Kazemi had said goodbye, exchanging hugs and handshakes, to his adopted U.S.-based family a few minutes earlier, then rejoined his Oregon teammates as they headed for a practice.
A day earlier, in the Ducks’ surprising 68-55 victory over Oklahoma State in theirNCAA Tournament opener, the 6-foot-7 Kazemi had set an Oregon tournament record with 17 rebounds, plus 11 points, to continue his breakthrough season under a bigger, brighter spotlight. Back at the Fairmont that night, Anthony Ibrahim had told Kazemi that he could have had 20-20 if he’d been a little more aggressive.
Inside the Oregon locker room at HP Pavilion later Friday afternoon, Kazemi shrugs off the “aggressive” suggestion. He’s heard this before.
“I just try to help this team,” Kazemi says, looking ahead to the Ducks’ third-round game against Saint Louis on Saturday. “Right now is not the time for me to show people what I can do. This is a bigger stage, but I’m just trying to help my team win. That’s all I care about right now.”
Every year, Kazemi has gotten “very tempting” offers to play professionally overseas, Ibrahim said.
Altman and the Ducks are glad he didn’t accept them. After 45 career double-doubles at Rice, Kazemi has been one of the Ducks’ most valuable players this season, helping Oregon rank as the No. 1 rebounding team in the Pac-12 Conference.
His average of 9.8 rebounds per game is the most in a single season at Oregon since Greg Ballard (10.4) in 1975-76. Counting his three-year total at Rice, Kazemi has 1,279 rebounds in his career — more than Ballard’s school-record of 1,114.
“He’s meant a great deal to our program. There’s no doubt about that,” Altman said. “His performance (Thursday) was really impressive. When he hasn’t played well, we’ve struggled.”
Kazemi, who averages 9.3 points while shooting a Pac-12-best 59.2 percent from the field, gets most of his offense off of putbacks or layups. An all-Pac-12 defensive team selection, Kazemi also averages 2.1 steals, the third-most in the Pac-12, and Altman has said Kazemi is the best big man he’s ever coached at “hedging” an opposing point guard on a pick-and-roll.
Kazemi’s quiet, humble nature — reflected in his selfless, no-you-shoot-it nature on the court — has made him a popular figure in the UO locker room.
“He’s a wonderful young man to coach, really unselfish, all about the team, very respectful of others, very bright,” Altman said. “It’s really been easy to work with him this year.”
Oregon’s NCAA opener against Oklahoma State didn’t start until about 1 a.m. back in Kazemi’s hometown of Esfahan, Iran. That didn’t matter to Roya Kazemi, who watches her son’s games through an Internet feed however and whenever she can.
“She doesn’t care how early or late it is,” Kazemi said. “She supports me all the time.”

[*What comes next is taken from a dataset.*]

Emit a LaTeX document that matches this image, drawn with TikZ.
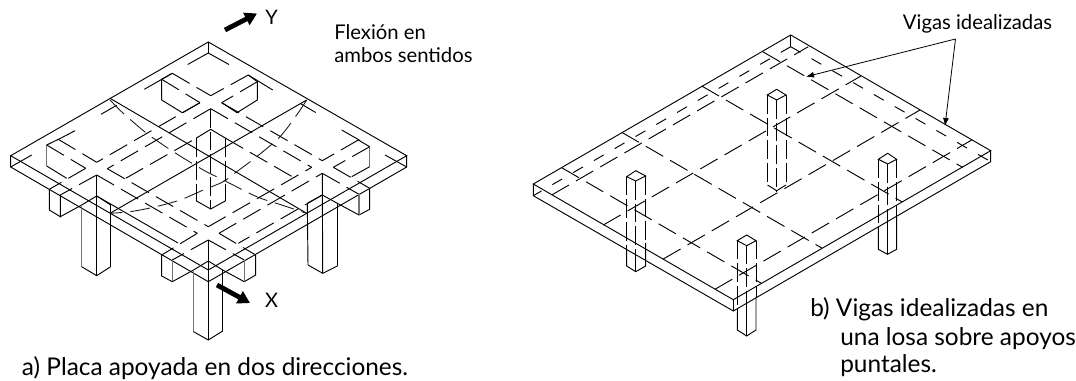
\documentclass[tikz,border=0pt]{standalone}
\usepackage{fontspec}
\setmainfont{Lato}
\usetikzlibrary{arrows.meta}
\tikzset{
  ln/.style={line width=0.7pt,black},
  gy/.style={line width=0.9pt,black!55},
  hd/.style={line width=0.7pt,black,dash pattern=on 15pt off 6pt},
  hds/.style={line width=0.7pt,black,dash pattern=on 8.5pt off 9.5pt},
  hdb/.style={line width=0.65pt,black!90,dash pattern=on 15pt off 6pt},
  vh/.style={line width=0.7pt,black,dash pattern=on 14pt off 3pt},
  thick arrow/.style={line width=3.6pt,black,-{Triangle[width=10pt,length=9pt]}},
  thin arrow/.style={line width=0.6pt,black,-{Latex[width=4.5pt,length=6pt]}},
  captxt/.style={anchor=base west,inner sep=0pt,font=\fontsize{18.3pt}{20pt}\selectfont},
  lab/.style={anchor=base west,inner sep=0pt,font=\fontsize{15.2pt}{17pt}\selectfont},
  axl/.style={anchor=center,inner sep=0pt,font=\fontsize{15pt}{17pt}\selectfont}
}
\begin{document}
\begin{tikzpicture}[x=0.75pt,y=-0.75pt]
\useasboundingbox (0,0) rectangle (1076,381);
% ===== LEFT FIGURE =====
% slab
\draw[ln] (208.3,42)--(10.7,155.7)--(208.3,270)--(406.7,155.7)--cycle;
\draw[ln] (10.7,155.7)--(10.7,167)--(208.3,281.7)--(406.7,167)--(406.7,155.7);
\draw[ln] (208.3,42)--(208.3,53);
% hidden lower edges
\draw[ln] (208.3,53)--(187.7,64.5) (172.3,73.3)--(144.3,89.3) (116.7,105.3)--(101,114.3) (75,130.7)--(57.3,140) (31.7,155)--(10.7,167);
\draw[ln] (208.3,53)--(229,64.5) (248.3,75)--(272.7,90) (300,103.3)--(315.7,112.5) (341.7,130)--(360,140.5) (385,155)--(406.7,167);
% mid lines
\draw[ln] (110,98.3)--(306.7,213.3);
\draw[ln] (306.7,100)--(110,213.3);
% deflection curves
\draw[hdb] plot[smooth] coordinates {(110,100) (123.3,113.3) (146.7,133.3) (173.3,151.7) (203.3,170) (223.3,180) (256.7,196.7) (281.7,205) (306.7,213.3)};
\draw[hdb] plot[smooth] coordinates {(306.7,100) (296.7,115) (280,136.7) (256.7,156.7) (236.7,171.7) (223.3,181.7) (203.3,190) (180,200) (153.3,207.3) (130,211.7) (110,213.3)};
% beam grid
\draw[hd] (200,102.7)--(96.7,162.3);
\draw[hd] (210.7,108.7)--(107.3,168.7);
\draw[hd] (208.3,226.7)--(311.7,167.3);
\draw[hd] (219,233.3)--(322.3,173.3);
\draw[hd] (221.7,102.7)--(322.3,160.7);
\draw[hd] (210.7,108.7)--(311.7,167.3);
\draw[hd] (107.3,168.7)--(208.3,226.7);
\draw[hd] (96.7,175)--(197.3,233.3);
% beam ends toward the front
\draw[hd] (197.3,233.3)--(161.7,255);
\draw[hd] (208.3,240)--(172.3,260);
\draw[hd] (219,233.3)--(255.7,255);
\draw[hd] (208.3,240)--(244.3,260);
\draw[hd] (96.7,175)--(60.3,195);
\draw[hd] (85.7,168.3)--(49.3,189.3);
\draw[hd] (322.3,173.3)--(359,194.3);
\draw[hd] (333.3,167.3)--(369.7,188.3);
% back-left box
\draw[ln] (172.3,73.3)--(161.7,79.3)--(161.7,100)--(182.3,112.7);
\draw[hd] (182.3,112.7)--(200,102.7);
\draw[hd] (172.3,73.3)--(210.7,95.7);
\draw[hd] (161.7,79.3)--(200,102.7);
% left box
\draw[ln] (58.3,139.3)--(46.7,145);
\draw[gy] (46.7,145)--(46.7,166);
\draw[ln] (46.7,166)--(66.7,178.3);
\draw[hd] (58.3,139.3)--(96.7,162.3);
\draw[hd] (46.7,145)--(85.7,168.3);
% back-right box
\draw[ln] (248.3,75)--(257.3,81.7)--(257.3,100)--(237,112.7);
\draw[hd] (237,112.7)--(221.7,102.7);
\draw[hd] (248.3,75)--(210.7,95.7);
\draw[hd] (257.3,81.7)--(221.7,102.7);
% right box
\draw[ln] (358.3,140)--(369.7,146.7);
\draw[gy] (369.7,146.7)--(369.7,166.7);
\draw[ln] (369.7,166.7)--(351.7,176.7);
\draw[hd] (358.3,140)--(322.3,160.7);
\draw[hd] (369.7,146.7)--(333.3,167.3);
% beam stubs outside the slab
\draw[ln] (49.3,189.3)--(49.3,210)--(60.3,216.7)--(60.3,195);
\draw[ln] (60.3,216.7)--(81.7,205);
\draw[ln] (161.7,255)--(161.7,276)--(172.3,281.7);
\draw[gy] (172.3,281.7)--(172.3,260);
\draw[ln] (172.3,281.7)--(193.5,270);
\draw[ln] (255.7,255)--(255.7,275)--(244.3,281.7);
\draw[gy] (244.3,281.7)--(244.3,260);
\draw[ln] (244.3,281.7)--(222.7,270);
\draw[ln] (369.7,188.3)--(369.7,209.3)--(359,215);
\draw[gy] (359,215)--(359,194.3);
\draw[ln] (359,215)--(337.3,203.3);
% inner lines toward the columns
\draw[hd] (125.7,178.3)--(196,138.3);
\draw[hd] (225.7,138.3)--(293.3,177.3);
\draw[ln] (96.7,196)--(178,243);
\draw[hd] (322.3,195)--(238.3,243.3);
% left column
\draw[gy] (81.7,205)--(81.7,266.7);
\draw[ln] (96.7,175)--(96.7,275.7);
\draw[ln] (110.7,205)--(110.7,266.7);
\draw[ln] (81.7,205)--(96.7,196)--(110.7,205);
\draw[ln] (81.7,266.7)--(96.7,275.7)--(110.7,266.7);
% right column
\draw[ln] (307.3,203.3)--(308,265);
\draw[ln] (322.3,173.3)--(322.7,273.3);
\draw[ln] (337.3,203.3)--(337.3,266);
\draw[ln] (307.3,203.3)--(322.3,195)--(337.3,203.3);
\draw[ln] (308,265)--(322.7,273.3)--(337.3,266);
% front column
\draw[gy] (193.5,270)--(193.5,331.7);
\draw[ln] (208.3,240)--(208.3,340);
\draw[ln] (222.7,270)--(222.7,331);
\draw[ln] (193.5,270)--(208.3,261)--(222.7,270);
\draw[ln] (193.5,331.7)--(208.3,340)--(222.7,331);
% centre column (hidden)
\draw[vh] (196,138.3)--(196,200.7);
\draw[vh] (210.7,109)--(210.7,209);
\draw[vh] (225.7,138.3)--(225.7,200.7);
\draw[ln] (196,138.3)--(210.7,129.3)--(225.7,138.3);
\draw[ln] (196,200.7)--(210.7,209)--(225.7,200.7);
% axes
\coordinate (yfrom) at (225,30);
\coordinate (yto) at (257,13.5);
\coordinate (xfrom) at (217,285);
\coordinate (xto) at (250,303);
\draw[thick arrow] (yfrom)--(yto);
\draw[thick arrow] (xfrom)--(xto);
\node[axl] (ylabel) at (271.5,17) {Y};
\node[axl] (xlabel) at (271.5,300) {X};
% labels
\node[lab] (flex1) at (334,40) {Flexión en};
\node[lab] (flex2) at (334,63) {ambos sentidos};
\node[captxt] (capa) at (21.7,375) {a) Placa apoyada en dos direcciones.};
% ===== RIGHT FIGURE =====
\draw[ln] (790.7,35)--(533.3,184)--(733.3,299.7)--(990.7,150.7)--cycle;
\draw[ln] (533.3,184)--(533.3,195.7)--(733.3,311)--(990.7,161.7)--(990.7,150.7);
\draw[ln] (790.7,35)--(790.7,46.7);
\draw[ln] (733.3,299.7)--(733.3,311);
% hidden lower edges
\draw[hds] (790.7,46.7)--(533.3,195.7);
\draw[hds] (790.7,46.7)--(990.7,161.7);
% idealized beams
\draw[hd] (561.7,167.7)--(761.7,283.5);
\draw[hd] (621.7,132.3)--(821.7,248);
\draw[hd] (701.7,86)--(901.7,201.7);
\draw[hd] (762.7,51.7)--(962.7,167.4);
\draw[hd] (551.7,195)--(808.3,46.7);
\draw[hd] (603.3,225)--(861,76);
\draw[hd] (663.3,259)--(920,110);
\draw[hd] (715,289.3)--(971.7,140);
% column 1
\draw[ln] (626.7,176.7)--(635.7,170.7)--(645.7,176)--(635.7,181)--cycle;
\draw[vh] (626.7,176.7)--(626.7,250);
\draw[vh] (635.7,181)--(635.7,254);
\draw[vh] (645.7,176)--(645.7,243);
\draw[ln] (626.7,250)--(626.7,266)--(635.7,271.7)--(645.7,266)--(645.7,243);
\draw[ln] (635.7,254)--(635.7,271.7);
% column 2
\draw[ln] (737.3,240.7)--(746.7,235)--(756,240.7)--(746.7,245.7)--cycle;
\draw[vh] (737.3,240.7)--(737.3,312);
\draw[vh] (746.7,245.7)--(746.7,302);
\draw[vh] (756,240.7)--(756,297);
\draw[ln] (737.3,312)--(737.3,330)--(746.7,336)--(756,330)--(756,297);
\draw[ln] (746.7,302)--(746.7,336);
% column 3
\draw[ln] (767.3,95)--(776.7,89.3)--(786,95)--(776.7,100)--cycle;
\draw[vh] (767.5,95)--(767.5,185);
\draw[vh] (776.7,100)--(776.7,190.7);
\draw[vh] (786,95)--(786,185);
\draw[ln] (767.5,185)--(776.7,190.7)--(786,185);
% column 4
\draw[ln] (878.3,159.3)--(887.7,153.3)--(896.7,159.3)--(887.7,164)--cycle;
\draw[vh] (878.3,159.3)--(878.3,227);
\draw[vh] (887.5,164)--(887.5,222);
\draw[vh] (896.7,159.3)--(896.7,216);
\draw[ln] (878.3,227)--(878.3,249.3)--(887.5,254.3)--(896.7,249.3)--(896.7,216);
\draw[ln] (887.5,222)--(887.5,254.3);
% arrows to the beams
\coordinate (apex) at (955.5,39);
\coordinate (tipa) at (806,76.7);
\coordinate (tipb) at (945,126);
\draw[thin arrow] (apex)--(tipa);
\draw[thin arrow] (apex)--(tipb);
% text
\node[lab] (vigas) at (902.7,30) {Vigas idealizadas};
\node[captxt] (capb1) at (810,316.7) {b) Vigas idealizadas en};
\node[captxt] (capb2) at (840,345) {una losa sobre apoyos};
\node[captxt] (capb3) at (840,373) {puntales.};
\end{tikzpicture}
\end{document}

Support back in Iran has picked up, too. The NBA is more popular back home, but Kazemi said college basketball — and the Ducks — are gaining traction.
“He’s a pioneer for his country,” Ibrahim said, “so he’s got to represent.”
Kazemi parents, including his father, Yousef — who owns a factory that makes the popular “gaz” candy — have not been able to see him play college basketball in person.
“They want to come here, but it’s kind of hard with all the (international) sanctions that are happening (against Iran) and our money kind of dropped really bad (with) the currency,” Kazemi said.
He talks to his parents twice a day — and sometimes three times on a game day — but only sees them once a year, for about a week, when he returns to Esfahan each summer. Much of his time back in Iran each summer is spent with the senior national team.
“This is the sacrifice we’ve made,” he said, “and hopefully it pays off in the end.”
The end goal was always a shot at the NBA.